The Ratner Museum in Bethesda



While Bethesda, Maryland, makes an ideal base camp for tours into Washington, D.C., there are places of interest even if you don't leave the city. For anyone with an interest in history and the Bible, the Dennis and Phillip Ratner Museum will hold your attention with a permanent collection of Phillip Ratner's sculpture, paintings and drawings; the museum also contains a gallery on Children's Literature in Art and the Israel Bible Museum.

An artist in multi-media, in Safad, Israel, Phillip Ratner first opened the Israel Bible Museum. While there, he worked on more than 250 pieces of art that had a relationship with the Hebrew Bible. He's a native of Washington, D.C., and has taught in the public schools in the area for 23 years. Dennis Ratner, a co-founder of the Ratner Museum, is also the CEO of Ratner Companies which operates a number of different companies specializing in salons and hair cutting; Ratner Companies owns almost a thousand salons and hires over ten thousand stylists in fourteen states in the U.S., as well as in the United Kingdom.

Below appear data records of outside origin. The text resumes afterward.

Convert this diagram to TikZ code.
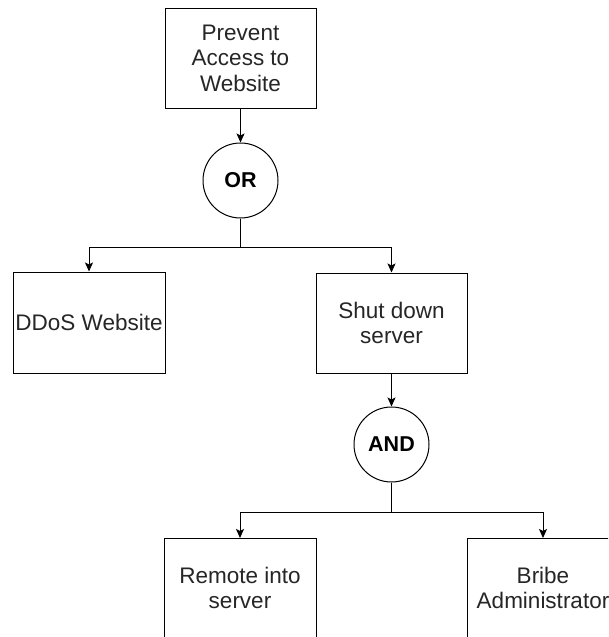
\documentclass[tikz,border=0pt]{standalone}
\usepackage{fontspec}
\setmainfont{Liberation Sans}
\usetikzlibrary{arrows.meta}
\begin{document}
\begin{tikzpicture}[x=1pt,y=-1pt,
  box/.style={draw=black, line width=1pt, minimum width=151pt, minimum height=100pt, inner sep=0pt, align=center,
    font=\fontsize{22.5}{25.5}\selectfont, text=black!85},
  gate/.style={draw=black, line width=1pt, circle, minimum size=75pt, inner sep=0pt,
    font=\fontsize{21.5}{25}\selectfont\bfseries},
  conn/.style={line width=1pt},
  arr/.style={line width=1pt, -{Stealth[length=9pt,width=8pt,inset=2pt]}}]
\useasboundingbox (0,0) rectangle (608,637);
\clip (0,0) rectangle (608,637);
\fill[white] (0,0) rectangle (608,637);
\node[box] (top) at (240.5,58) {Prevent\\Access to\\Website};
\node[gate] (or) at (240.5,180.5) {OR};
\node[box, minimum width=152pt, minimum height=101pt] (ddos) at (89,322.5) {DDoS Website};
\node[box] (shut) at (391.5,323) {Shut down\\server};
\node[gate] (and) at (391.5,444.5) {AND};
\node[box, minimum width=152pt, anchor=north] (remote) at (240,538) {\phantom{Remote into}};
\node[font=\fontsize{22.5}{25.5}\selectfont, text=black!85, align=center] (remotetext) at (240,588) {Remote into\\server};
\node[box, minimum width=152pt, anchor=north] (bribe) at (543,538) {\phantom{Remote into}};
\node[font=\fontsize{22.5}{25.5}\selectfont, text=black!85, align=center] (bribetext) at (543,588) {Bribe\\Administrator};
\coordinate (f1) at (240.5,247);
\coordinate (f2) at (391.5,512);
\draw[arr] (top) -- (or);
\draw[conn] (or) -- (f1);
\draw[arr] (f1) -| (ddos);
\draw[arr] (f1) -| (shut);
\draw[arr] (shut) -- (and);
\draw[conn] (and) -- (f2);
\draw[arr] (f2) -| (remote);
\draw[arr] (f2) -| (bribe);
\end{tikzpicture}
\end{document}
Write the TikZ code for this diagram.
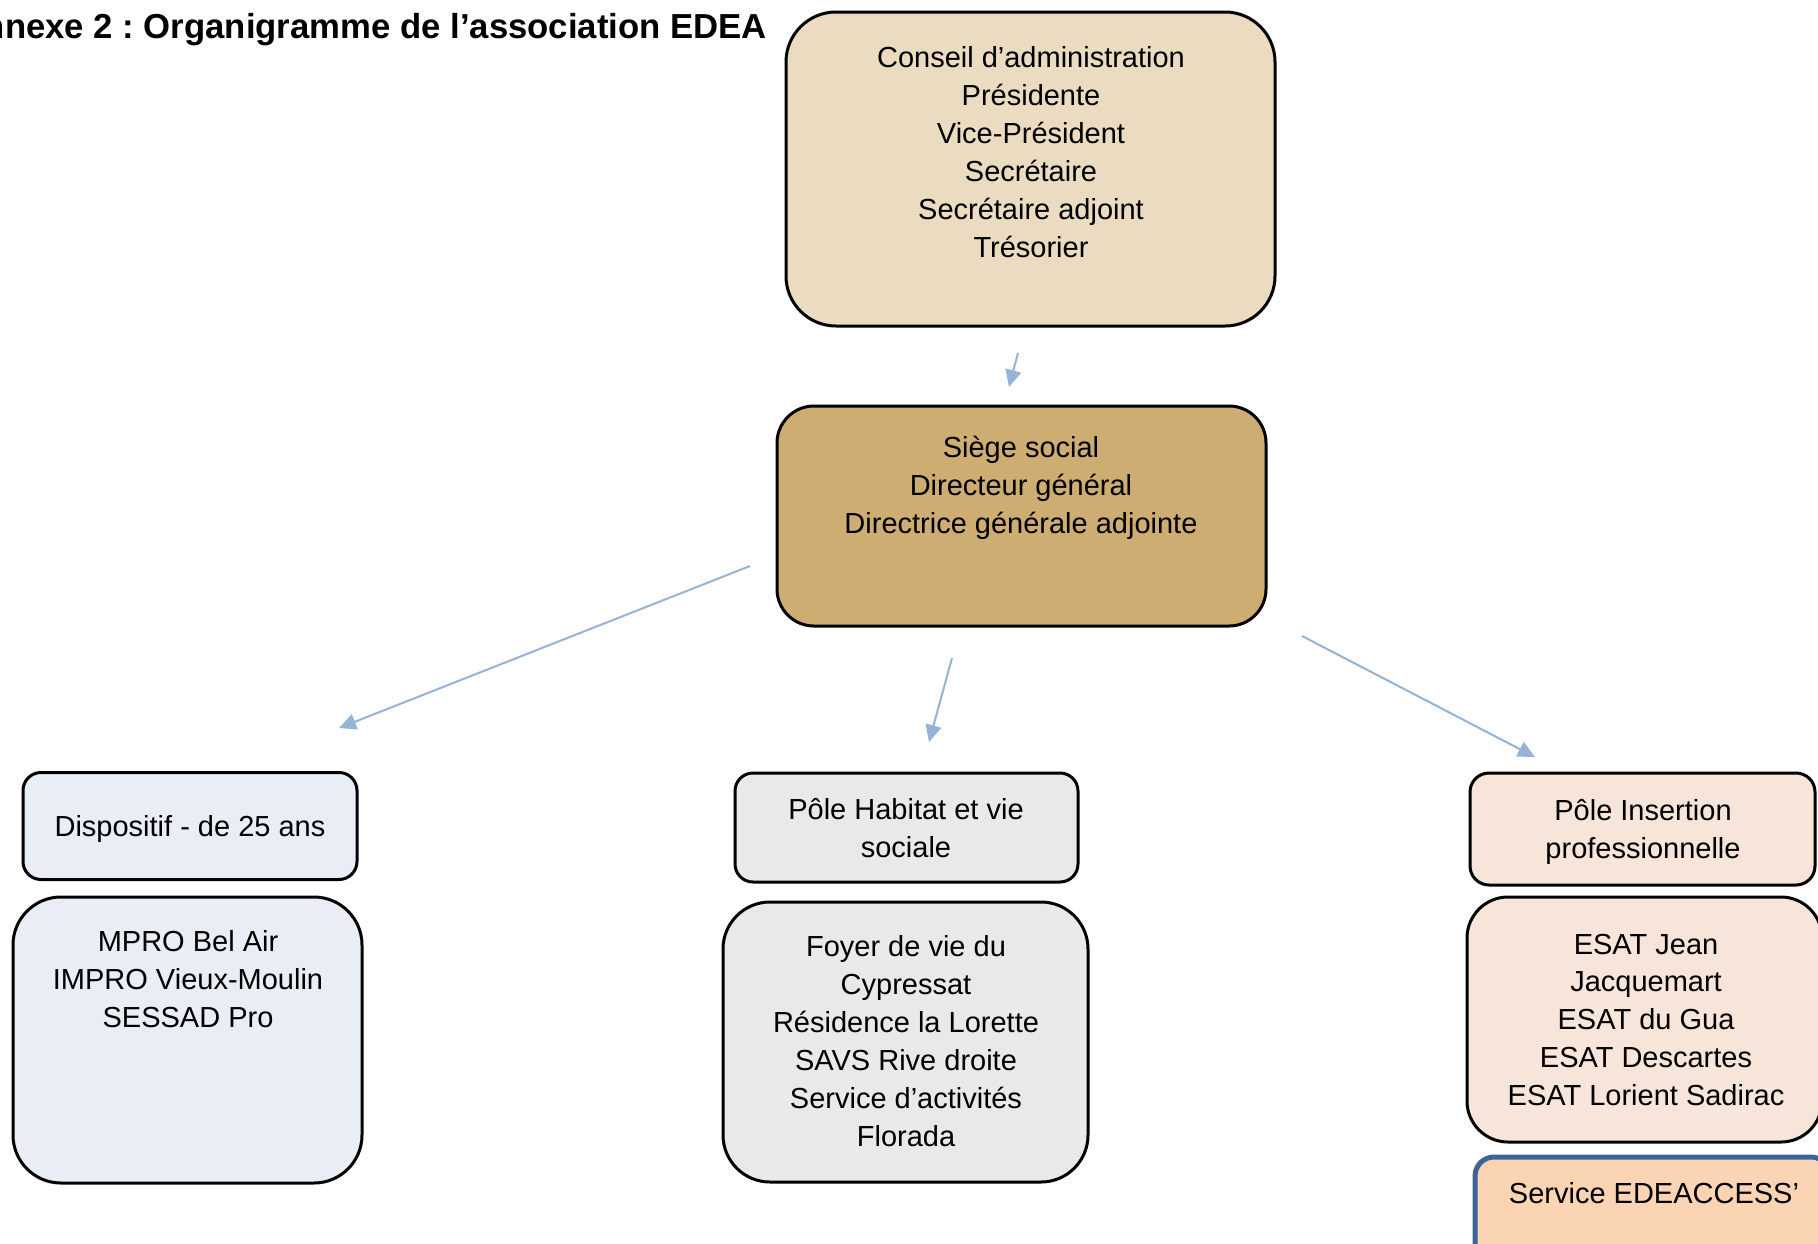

The Israel Bible Museum features a variety of galleries on Biblical subjects, such as Genesis, King Solomon's Song of Songs from Psalms, Heroes and Heroines of the Bible, Exodus, Bible Stories, and Futures Bible. The art work takes its inspirations from tales about the Creation of Light and Adam and Eve, the Flood, the story of Lot, and so on. A fascinating gallery is the one dedicated to the Futures Bible, in which art work depicts how the various Old Testament stories might look if they were to occur in the future! What might a 21st Century Golden Calf look like? How about a Burning "Bush" Satellite? Or a Hydroponic Mini-Vineyard?

The Gallery for Children's Literature in Art derives its inspiration from classic children's stories, including the following works: Cinderella, Alice in Wonderland, Beauty and the Beast, and The Pied Piper.

The Ratner Museum is open to the public on Sundays from ten in the morning to four thirty in the afternoon, and from Monday to Thursdays from noon to four in the afternoon. It's not open on holidays and closed through all of August. There isn't an admission charge to the museum, although groups of twelve or more will require a reservation. The museum is located at 10001 Old Georgetown Road in Bethesda, and visitors with questions may inquire by calling (301) 897-1518.

If you find yourself in Bethesda and have an interest in exploring an artistic view of the Old Testament, you should investigate the Dennis and Phillip Ratner Museum.